Well… the 2013 CrossFit Open has officially wrapped.
My goal when the open started was to submit a score for each wod. I knew the scores would most likely be one or two reps each wod but it was important to me to at least try my hardest, stay safe, and prove that there are no excuses to be made.
Five weeks later… five wods… five scores… no DNF’s…
I’m proud of that.
To say I didn’t leave a few wods thinking to myself… “Oh, I could have done a lot better” would be a lie. I even had a minor breakdown after 13.2 (wod 2) because I had a score in mind and thought I could have done better. I even considered doing it again just to prove to myself that I could. But with the gentle reminders from those around me and the straight forward truth of my coaches, trainers, and husband I was snapped back into place remembering my goal… just enter a score and keep these babies safe. I didn’t have to prove anything to anyone, other than myself. And what did I have to prove? That I could do what I loved and be a part of the community I love WITHOUT being the top, the best, or the winner. I could just be a part of the family and cheer everyone on as they worked hard.
I approached this Open season and each Open WOD with the same desire to succeed as before and the same intensity and excitement as past years (minus my traditional iced coffee which I miss oh so much!). The difference this time was that I knew after my two or so reps I’d have to switch to the modifications deemed safe for me to use. I was NOT however, phoning in my few reps and then taking it easy.
I missed the competition, I missed the training, and I missed being able to do things RX’ed, but I didn’t miss the stress and the time away from my family. I was able to see with much clearer eyes this time around how much tunnel vision I had last year and how if I get back into training down the road how I will NOT let that happen again. How can I guarantee that? I can’t give you a sentence or two that will leave you saying… ah I see, you’ve found the secret. All I can say is that I’ve been blessed with the perspective of both sides and for me that is what it took to see how I want my future to be. I can work hard and still be present in my family and personal life.

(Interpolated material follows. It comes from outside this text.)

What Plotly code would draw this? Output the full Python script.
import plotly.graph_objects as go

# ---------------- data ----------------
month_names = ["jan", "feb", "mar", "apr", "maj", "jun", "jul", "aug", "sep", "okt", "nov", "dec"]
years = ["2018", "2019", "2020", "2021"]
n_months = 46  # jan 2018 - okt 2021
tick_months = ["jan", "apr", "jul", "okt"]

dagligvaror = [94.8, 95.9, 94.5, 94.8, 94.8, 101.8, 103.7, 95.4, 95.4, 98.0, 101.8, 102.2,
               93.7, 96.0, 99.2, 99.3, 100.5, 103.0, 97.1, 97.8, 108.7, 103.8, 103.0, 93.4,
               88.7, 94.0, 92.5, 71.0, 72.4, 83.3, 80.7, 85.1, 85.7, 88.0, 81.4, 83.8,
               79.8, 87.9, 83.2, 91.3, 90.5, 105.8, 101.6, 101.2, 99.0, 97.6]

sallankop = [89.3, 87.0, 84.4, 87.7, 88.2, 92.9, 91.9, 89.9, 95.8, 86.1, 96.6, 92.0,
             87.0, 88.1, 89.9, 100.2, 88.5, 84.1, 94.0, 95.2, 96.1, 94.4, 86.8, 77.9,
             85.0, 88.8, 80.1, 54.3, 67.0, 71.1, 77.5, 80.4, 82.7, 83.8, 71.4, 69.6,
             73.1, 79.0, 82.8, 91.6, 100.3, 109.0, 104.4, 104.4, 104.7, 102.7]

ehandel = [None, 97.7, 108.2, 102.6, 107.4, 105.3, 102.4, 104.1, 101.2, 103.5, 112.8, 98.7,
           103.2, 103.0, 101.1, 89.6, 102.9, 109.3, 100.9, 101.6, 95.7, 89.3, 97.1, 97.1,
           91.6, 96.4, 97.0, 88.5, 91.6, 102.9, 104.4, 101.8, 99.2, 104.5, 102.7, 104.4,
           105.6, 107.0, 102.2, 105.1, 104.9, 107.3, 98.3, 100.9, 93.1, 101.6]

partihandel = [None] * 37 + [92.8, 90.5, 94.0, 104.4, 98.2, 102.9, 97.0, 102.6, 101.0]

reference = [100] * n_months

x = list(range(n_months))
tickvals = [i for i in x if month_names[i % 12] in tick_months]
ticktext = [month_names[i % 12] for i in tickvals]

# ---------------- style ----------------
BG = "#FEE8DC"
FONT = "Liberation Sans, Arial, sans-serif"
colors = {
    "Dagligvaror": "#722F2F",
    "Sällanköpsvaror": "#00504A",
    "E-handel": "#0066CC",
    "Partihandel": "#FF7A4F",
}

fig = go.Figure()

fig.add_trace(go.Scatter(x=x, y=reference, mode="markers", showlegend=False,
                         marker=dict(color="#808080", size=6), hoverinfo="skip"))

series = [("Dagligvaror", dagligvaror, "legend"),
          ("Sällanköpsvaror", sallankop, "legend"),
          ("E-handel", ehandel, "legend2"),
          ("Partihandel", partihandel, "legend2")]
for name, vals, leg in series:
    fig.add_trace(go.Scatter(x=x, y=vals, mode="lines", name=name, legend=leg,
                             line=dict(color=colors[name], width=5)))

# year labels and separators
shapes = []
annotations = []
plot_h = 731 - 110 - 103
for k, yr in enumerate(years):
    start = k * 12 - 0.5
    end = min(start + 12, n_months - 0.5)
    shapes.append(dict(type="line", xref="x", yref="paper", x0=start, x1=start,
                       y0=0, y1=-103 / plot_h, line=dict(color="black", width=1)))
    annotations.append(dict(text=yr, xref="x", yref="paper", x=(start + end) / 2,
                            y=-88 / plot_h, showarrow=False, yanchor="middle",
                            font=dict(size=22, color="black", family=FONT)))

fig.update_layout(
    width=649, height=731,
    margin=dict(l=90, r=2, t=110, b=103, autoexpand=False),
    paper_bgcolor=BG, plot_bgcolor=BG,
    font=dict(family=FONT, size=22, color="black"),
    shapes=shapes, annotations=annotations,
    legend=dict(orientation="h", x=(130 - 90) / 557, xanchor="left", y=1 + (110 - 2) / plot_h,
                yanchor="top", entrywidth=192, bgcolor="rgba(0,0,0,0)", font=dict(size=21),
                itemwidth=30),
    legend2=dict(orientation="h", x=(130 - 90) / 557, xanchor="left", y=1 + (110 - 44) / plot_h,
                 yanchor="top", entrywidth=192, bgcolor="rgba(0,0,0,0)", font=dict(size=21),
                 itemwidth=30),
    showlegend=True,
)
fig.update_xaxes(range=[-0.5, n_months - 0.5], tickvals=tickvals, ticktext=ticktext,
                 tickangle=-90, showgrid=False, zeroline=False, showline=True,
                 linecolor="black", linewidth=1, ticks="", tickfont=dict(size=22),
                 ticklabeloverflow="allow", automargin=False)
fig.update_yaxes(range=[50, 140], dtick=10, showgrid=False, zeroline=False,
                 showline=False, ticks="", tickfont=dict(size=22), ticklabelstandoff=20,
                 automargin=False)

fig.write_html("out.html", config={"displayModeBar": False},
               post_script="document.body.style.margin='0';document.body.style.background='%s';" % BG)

Our box is lucky enough (or just damn good enough!) to have individuals who qualified, a qualified team (ranked 38th in the WORLD), AND the #1 Masters Man in the WORLD!!!
I’m so proud of them. Maybe even more so, I’m proud of every person who undertook this journey no matter what their score or rank. They may have signed up with trepidation but in the end they proved to themselves that they can do amazing things – one rep at a time. I’m proud of each person who stayed after a class to cheer someone else on.

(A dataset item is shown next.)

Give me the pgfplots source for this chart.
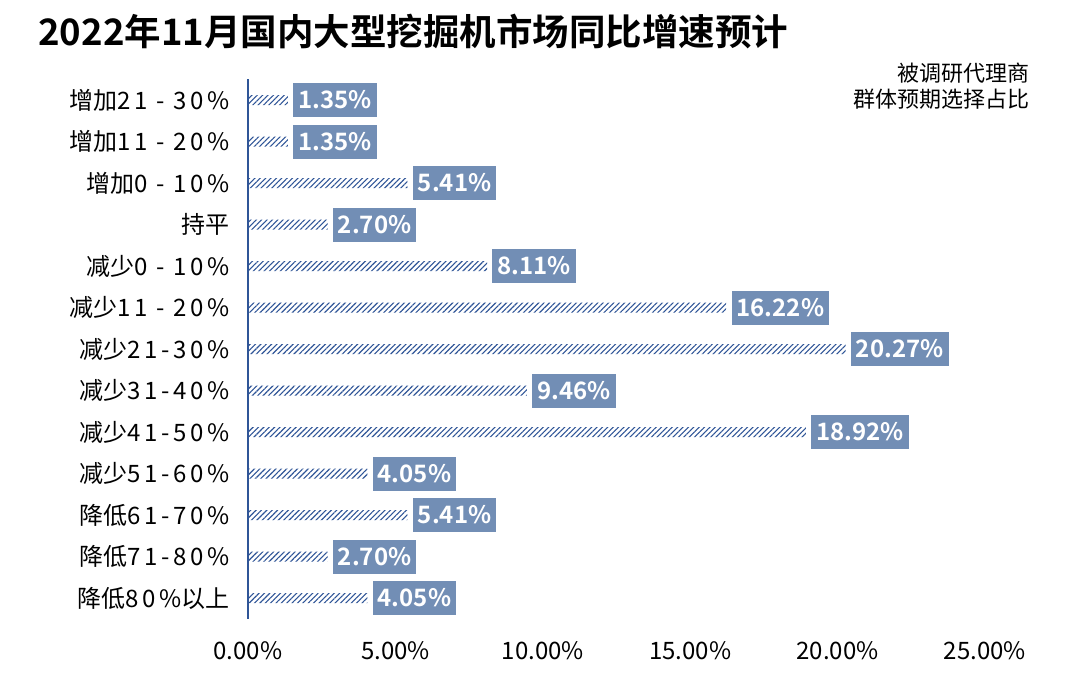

Proud of every one who didn’t let fear stop them.
Fear has stopped me before… it’s derailed my success… but it’s made me stronger. I no longer fear failure, I’ve been humbled by this 2013 Open and I’ve learned there is no black and white here, no all or nothing… it’s all perspective and all balance. No fear, balance, and no excuses!
I ended this season ranked 1,799th out of 10,705 in the Central East Region. A little different than last year… but I’ve gained so much in this year that I’d never trade spots!